Fashion automated tagging is the process of automatic generation of fashion attributes of products from an image. These fashion product taggings are very useful knowledge for cataloging purposes .

With the advancement in Deep Learning , specifically in the field of Convolutional Neural Networks (CNN) architectures, today machines are capable of understanding and recognizing even complex visual attributes present in an image. Harnessing this power of CNN, we have built our fashion auto-tagging architecture to recognize multiple visual semantic attributes of clothing items present in an image.

Problem Statement

Some of the common fashion attributes include garment-type, color, texture, pattern, and others. Attributes are also category-specific like: neckline, sleeve type, sleeve length, hemline, etc. Figure 1 demonstrates fashion attributes for a women’s dress.

Figure 1: An illustration of fashion attributes for a women dress.

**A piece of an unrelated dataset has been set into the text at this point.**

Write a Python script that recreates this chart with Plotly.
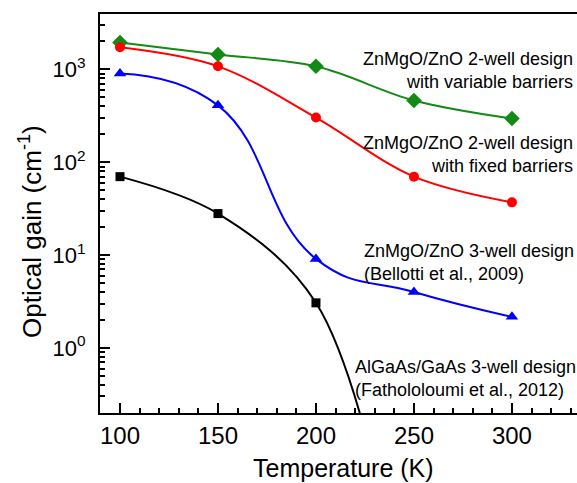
import plotly.graph_objects as go

temps = [100, 150, 200, 250, 300]
green_vals = [1950, 1450, 1080, 463, 296]   # variable barriers
red_vals = [1730, 1080, 303, 70, 37]        # fixed barriers
blue_vals = [906, 410, 9.1, 4.0, 2.16]      # 3-well ZnMgO/ZnO
black_x = [100, 150, 200]
black_vals = [70, 28, 3.06]                 # AlGaAs/GaAs
# extrapolated continuation of the black fitted curve (leaves the axes)
black_fit_x = [100, 150, 200, 240]
black_fit_vals = [70, 28, 3.06, 0.006]

y_tickvals = [1, 10, 100, 1000]
y_ticktext = ["10<sup>0</sup>", "10<sup>1</sup>", "10<sup>2</sup>", "10<sup>3</sup>"]
x_tickvals = [100, 150, 200, 250, 300]

FONT = "Arial, Liberation Sans, sans-serif"
GREEN = "#138a13"
RED = "#ff0000"
BLUE = "#0000ff"
BLACK = "#000000"

fig = go.Figure()

def add_series(x, y, color, symbol, size, fit_x=None, fit_y=None, smoothing=1.0):
    fx = fit_x if fit_x is not None else x
    fy = fit_y if fit_y is not None else y
    fig.add_trace(go.Scatter(x=fx, y=fy, mode="lines",
                             line=dict(color=color, width=2, shape="spline", smoothing=smoothing),
                             hoverinfo="skip", showlegend=False))
    fig.add_trace(go.Scatter(x=x, y=y, mode="markers",
                             marker=dict(color=color, symbol=symbol, size=size,
                                         line=dict(width=0)),
                             showlegend=False))

add_series(temps, green_vals, GREEN, "diamond", 12)
add_series(temps, red_vals, RED, "circle", 10)
add_series(temps, blue_vals, BLUE, "triangle-up", 11, smoothing=1.3)
add_series(black_x, black_vals, BLACK, "square", 9, black_fit_x, black_fit_vals)

minor_y = [m * 10 ** e for e in range(-1, 4) for m in range(2, 10)]
minor_x = [v for v in range(90, 340, 10) if v % 50 != 0]

fig.update_xaxes(range=[89.8, 333.2], tickvals=x_tickvals,
                 ticks="inside", ticklen=10, tickwidth=1.5, tickcolor="black",
                 showline=True, linecolor="black", linewidth=2, mirror=True,
                 showgrid=False, zeroline=False,
                 tickfont=dict(family=FONT, size=24, color="black"),
                 minor=dict(tickvals=minor_x, ticks="inside", ticklen=5, tickwidth=1.5,
                            tickcolor="black", showgrid=False))
fig.update_yaxes(type="log", range=[-0.701, 3.597], tickvals=y_tickvals, ticktext=y_ticktext,
                 ticks="inside", ticklen=10, tickwidth=1.5, tickcolor="black",
                 showline=True, linecolor="black", linewidth=2, mirror=False,
                 showgrid=False, zeroline=False, ticklabelstandoff=8,
                 tickfont=dict(family=FONT, size=22, color="black"),
                 minor=dict(tickvals=minor_y, ticks="inside", ticklen=5, tickwidth=1.5,
                            tickcolor="black", showgrid=False))

ann_font = dict(family=FONT, size=18, color="black")
fig.add_annotation(text="Temperature (K)", xref="paper", yref="paper",
                   x=0.5115, y=-0.138, xanchor="center", yanchor="middle", showarrow=False,
                   font=dict(family=FONT, size=25, color="black"))
fig.add_annotation(text="Optical gain (cm<sup>-1</sup>)", xref="paper", yref="paper",
                   x=-0.147, y=0.456, xanchor="center", yanchor="middle",
                   textangle=-90, showarrow=False,
                   font=dict(family=FONT, size=26, color="black"))
fig.add_annotation(text="ZnMgO/ZnO 2-well design<br>with variable barriers",
                   xref="paper", yref="paper", x=0.995, y=0.858, xanchor="right", yanchor="middle",
                   align="right", showarrow=False, font=ann_font)
fig.add_annotation(text="ZnMgO/ZnO 2-well design<br>with fixed barriers",
                   xref="paper", yref="paper", x=0.995, y=0.649, xanchor="right", yanchor="middle",
                   align="right", showarrow=False, font=ann_font)
fig.add_annotation(text="ZnMgO/ZnO 3-well design<br>(Bellotti et al., 2009)",
                   xref="paper", yref="paper", x=0.549, y=0.377, xanchor="left", yanchor="middle",
                   align="left", showarrow=False, font=ann_font)
fig.add_annotation(text="AlGaAs/GaAs 3-well design<br>(Fathololoumi et al., 2012)",
                   xref="paper", yref="paper", x=0.53, y=0.0877, xanchor="left", yanchor="middle",
                   align="left", showarrow=False, font=ann_font)

fig.update_layout(width=577, height=483, autosize=False,
                  margin=dict(l=100, r=0, t=14, b=70),
                  plot_bgcolor="white", paper_bgcolor="white")

fig.write_html("out.html", config={"displayModeBar": False},
               post_script="document.body.style.margin='0';document.body.style.overflow='hidden';")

To generate precise fashion tags we have designed a two-stage CNN architecture. In the first stage, we fine-tuned the Faster R-CNN [1] model to identify the region of interest, i.e. garment, and recognizing the garment category. Once the garment category is known, in the second stage, we select the appropriate trained Inception-v3 [2] multi-label model for generating fashion tags for the detected garment category.

Figure 3: Flowchart of the proposed auto fashion-tagging algorithm.

We use a common multi-label classifier architecture. The state-of-the-art classifier adopted in our approach is the Inception-v3. Inception-v3 is a widely-used image recognition model that has been shown to attain greater accuracy on the ImageNet dataset.

Inception-v3 Deep Neural Network architecture [2]

We have modified the above Inception-v3 architecture to predict multiple garment attributes. The ingenuity in this approach is to use a common feature vector extractor and train multiple classifiers together to generate multiple tags for the same garment with high accuracy. Figure 8 depicts our modified multi-label classifiers for 3 attribute-sub-classes.

Modified Inception-v3 multi-label classifier network architecture.


We have adopted an effective training strategy known as Transfer Learning which involves fine-tuning a pre-trained generic model that has been trained on the ImageNet dataset.


[1] Ren, Shaoqing, et al. “Faster r-cnn: Towards real-time object detection with region proposal networks.” Advances in neural information processing systems. 2015.

[2] Szegedy, Christian, et al. “Rethinking the inception architecture for computer vision.” Proceedings of the IEEE conference on computer vision and pattern recognition. 2016.